In collaboration with the New York Times, The University of Melbourne is playing host to ‘Hard Truths’, an exhibition showcasing photographs from conflict zones around the world. A panel discussion was held in Arts West on Thursday, the 12th September, to discuss the polarizing question: is the global approach to migration broken?

These photographers—including Tomas Munita, Meridith Kohut, Ivor Prickett and Adam Ferguson, have often risked their lives to bear witness from the world’s front lines, and their profound images depict the experiences of struggle and survival in some of the most embattled areas on our planet. This exhibition is in extremis from behind the lens, a tribute to the outstanding journalism that relentlessly thrusts the human face of conflict into the public consciousness. These photos chronicle the ravaged streets of Mosul, the turbulence of Venezuelan protests, the arid isolation of the Australian outback—as people go about daily life against the backdrop of political turbulence and climate devastation. These images are challenging: they seek to confront, to provoke, to raise questions about media coverage of conflict, and to consider how we respond to it.

Over the past several weeks Australia has watched in horror as Home Affairs Minister Peter Dutton has vehemently denied the Biloela Tamil family the right to stay in the country. Last week, Dutton described the family’s children, who are 4 and 2, as “anchor babies” condemning their attempt to “leverage a migration outcome based on children”. Dutton’s comments immediately drew comparison to President Trump, who has deployed identical rhetoric in his various attacks on immigrants in the United States. This misguided attempt to defend the government’s appalling treatment of the family garnered much criticism, as a symbol of the cynical, inhumane approach of the Morrison government to refugees and asylum seekers.

This fundamental lack of compassion for other human beings was a central pillar of Thursday’s panel discussion, which saw New York Times Australia Bureau Chief Damien Cave in conversation with QC Julian Burnside, human rights lawyer, Professor Karen Farquharson, who researches the sociology of identity and race, and moderated by Professor Michelle Foster, the inaugural director of the Peter McMullin Center on Statelessness at Melbourne Law School.

The discussion interrogated the tensions surrounding global migration and the media’s role in influencing and reflecting public attitudes towards migration. Is compassion itself being demonized? Are we living in a period of global apartheid? How do we avoid being apathetic to the onslaught of horrendous news stories we face every day? The panel dissected these heavy questions, emphasizing the role of the media in delivering easy, accurate and accessible information to citizens in order to mediate the polarizing rhetoric which surrounds people smugglers, refugees, and illegal immigration in Australia.

Burnside emphasized Australia’s long history of productive engagement in human rights discourse, as one of the founding members of the UN Declaration of Human Rights and one of the first to ratify the subsequent refugee convention.
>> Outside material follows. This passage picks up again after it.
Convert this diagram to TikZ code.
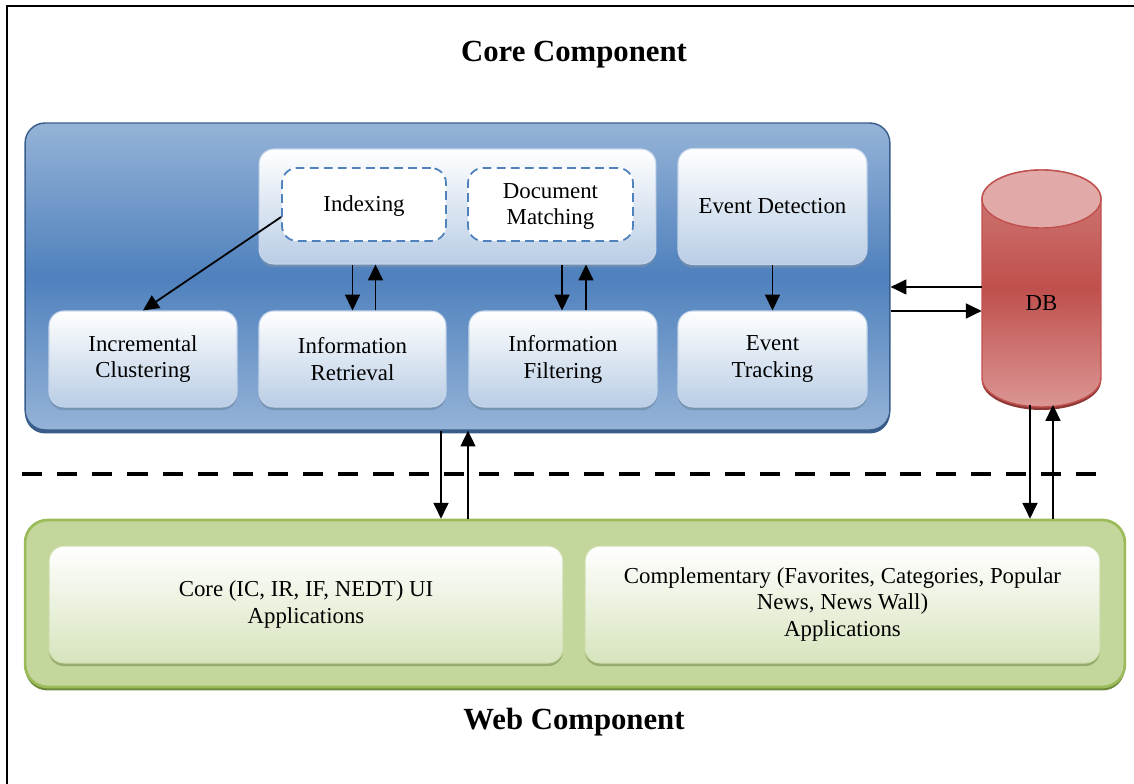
\documentclass[tikz,border=0pt]{standalone}
\usepackage{fontspec}
\setmainfont{Liberation Serif}
\usetikzlibrary{arrows.meta,shadows,positioning}
\definecolor{coreblue}{HTML}{4F81BD}
\definecolor{corelight}{HTML}{95B3D7}
\definecolor{coredark}{HTML}{385D8A}
\definecolor{boxblue}{HTML}{B9CDE5}
\definecolor{boxedge}{HTML}{C5D5EA}
\definecolor{webgreen}{HTML}{C3D69B}
\definecolor{webedge}{HTML}{9BBB59}
\definecolor{webdark}{HTML}{6E8A3C}
\definecolor{appgreen}{HTML}{D7E4BD}
\definecolor{dbred}{HTML}{C0504D}
\definecolor{dbbody}{HTML}{CF7D7A}
\definecolor{dblight}{HTML}{DA9694}
\definecolor{dbtop}{HTML}{E1A9A8}
\definecolor{dbdark}{HTML}{8C3836}

\tikzset{
  title/.style={font=\fontsize{17.5}{21}\selectfont\bfseries},
  boxtext/.style={font=\fontsize{13}{15.3}\selectfont, align=center, inner sep=0pt},
  corebox/.style={rounded corners=0.4cm, draw=coredark, line width=0.8pt,
    top color=corelight, bottom color=corelight, middle color=coreblue,
    drop shadow={shadow xshift=0pt, shadow yshift=-2pt, fill=coredark, opacity=1}},
  procbox/.style={boxtext, rounded corners=0.3cm, draw=boxedge, line width=0.6pt,
    top color=white, bottom color=boxblue,
    drop shadow={shadow xshift=0pt, shadow yshift=-1.8pt, fill=coredark!70, opacity=0.8}},
  subbox/.style={boxtext, rounded corners=0.3cm, draw=coreblue, line width=1pt,
    dash pattern=on 5pt off 3pt, fill=white, text depth=0.5pt},
  webbox/.style={rounded corners=0.45cm, draw=webedge, line width=1.5pt, fill=webgreen,
    drop shadow={shadow xshift=0pt, shadow yshift=-2pt, fill=webdark, opacity=1}},
  appbox/.style={boxtext, rounded corners=0.3cm, draw=webgreen!80!white, line width=0.6pt,
    top color=white, bottom color=appgreen,
    drop shadow={shadow xshift=0pt, shadow yshift=-1.8pt, fill=webdark!80, opacity=0.8}},
  link/.style={-{Triangle[length=9pt,width=8.5pt]}, line width=1pt},
}

\begin{document}
\begin{tikzpicture}[x=0.02cm, y=0.02cm]
  \useasboundingbox (0,0) rectangle (1134,784);
  % outer frame (only top and left are visible)
  \draw[line width=1pt] (7,0) -- (7,778) -- (1134,778);

  \node[title] (coretitle) at (574,729) {Core Component};
  \node[title] (webtitle) at (574,62) {Web Component};

  % core component
  \node[corebox, minimum width=17.3cm, minimum height=6.14cm] (core) at (457.5,507.5) {};
  \node[procbox, minimum width=7.94cm, minimum height=2.3cm] (search) at (457.5,577.5) {};
  \node[subbox, minimum width=3.28cm, minimum height=1.46cm] (idx) at (364,579.5) {Indexing};
  \node[subbox, minimum width=3.3cm, minimum height=1.46cm] (match) at (550.5,579.5) {Document\\Matching};
  \node[procbox, minimum width=3.78cm, minimum height=2.32cm] (detect) at (772.5,577.5) {Event Detection};

  \node[procbox, minimum width=3.76cm, minimum height=1.92cm] (clust) at (143,425) {Incremental\\Clustering};
  \node[procbox, minimum width=3.74cm, minimum height=1.92cm] (retr) at (352.5,425) {Information\\Retrieval};
  \node[procbox, minimum width=3.76cm, minimum height=1.92cm] (filt) at (563,425) {Information\\Filtering};
  \node[procbox, minimum width=3.78cm, minimum height=1.92cm] (track) at (772.5,425) {Event\\Tracking};

  % database
  \fill[dbdark] (1041.5,403) ellipse[x radius=1.19cm, y radius=0.58cm];
  \path[draw=dbred, line width=0.8pt, top color=dbbody, bottom color=dblight, middle color=dbred]
    (982,585) -- (982,406) arc[start angle=180, end angle=360, x radius=1.19cm, y radius=0.58cm]
    -- (1101,585) arc[start angle=0, end angle=180, x radius=1.19cm, y radius=0.58cm] -- cycle;
  \filldraw[fill=dbtop, draw=dbred, line width=0.8pt] (1041.5,585) ellipse[x radius=1.19cm, y radius=0.58cm];
  \node[boxtext, minimum width=2.38cm, minimum height=3cm] (db) at (1041.5,481) {DB};
  \coordinate (dbbot) at (1041.5,379);

  % web component
  \node[webbox, minimum width=22cm, minimum height=3.34cm] (web) at (575,180.5) {};
  \node[appbox, minimum width=10.28cm, minimum height=2.34cm] (coreapp) at (306,179.5)
    {Core (IC, IR, IF, NEDT) UI\\Applications};
  \node[appbox, minimum width=10.3cm, minimum height=2.34cm] (compapp) at (842.5,179.5)
    {Complementary (Favorites, Categories, Popular\\News, News Wall)\\Applications};

  % separator
  \draw[line width=2.6pt, dash pattern=on 11.5pt off 8.5pt] (22,310) -- (1105,310);

  % connectors
  \draw[link] ([yshift=-0.25cm]idx.west) -- (clust.north);
  \draw[link] (retr.north |- search.south) -- (retr.north);
  \draw[link] ([xshift=0.46cm]retr.north) -- ([xshift=0.46cm]retr.north |- search.south);
  \draw[link] ([xshift=-0.02cm]filt.north |- search.south) -- ([xshift=-0.02cm]filt.north);
  \draw[link] ([xshift=0.46cm]filt.north) -- ([xshift=0.46cm]filt.north |- search.south);
  \draw[link] (detect) -- (track);

  \draw[link] ([yshift=0.32cm]db.west) -- ([yshift=0.32cm]db.west -| core.east);
  \draw[link] ([yshift=-0.16cm]db.west -| core.east) -- ([yshift=-0.16cm]db.west);

  \draw[link] ([xshift=-0.33cm]core.south) -- ([xshift=-0.33cm]core.south |- web.north);
  \draw[link] ([xshift=0.21cm]core.south |- web.north) -- ([xshift=0.21cm]core.south);

  \draw[link] ([xshift=-0.23cm]dbbot) -- ([xshift=-0.23cm]dbbot |- web.north);
  \draw[link] ([xshift=0.23cm]dbbot |- web.north) -- ([xshift=0.23cm]dbbot);
\end{tikzpicture}
\end{document}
The panel collectively that noted it is these purportedly Australian values of ‘mateship’, of a ‘fair go’, so frequently weaponised by Scott Morrison and still brandished as integral to our social fabric, which seem to evaporate in the face of migration discourse.

It was compassion that seemed to trouble the panel—has it been lost? Why is Australia behaving so remarkably un-Australian towards people in need, people seeking help from the lucky country? Cave, an American, remarked that as an outsider, he observes a profound disjuncture between the makeup of Australian parliament and the demographics of the society it is meant to represent. Tolerance and compassion manifested clearly in the response to the treatment of the Biloela Tamil Family, where the Australian community mobilized in support of the family: holding vigils, protests, and sit-ins to voice their opposition to such hard line immigration policies. Australia is a party to the Convention on the Rights of the Child, as well as the International Covenant on Civil and Political Rights. Our treatment of refugees and asylum seekers has been consistently condemned by the United Nations.

Whether this current political moment is an anomaly or just the beginning of an extended period of nationalism is unclear. Burnside argued we need to use sovereignty to “build us up rather than divide us”, in an era in which Cave observed “compassion has been displaced by fear”. It is these ‘hard truths’ that we must face, interrogate, resolve.

The New York Times’ photography exhibition is on display in the Arts West foyer until 11 October 2019.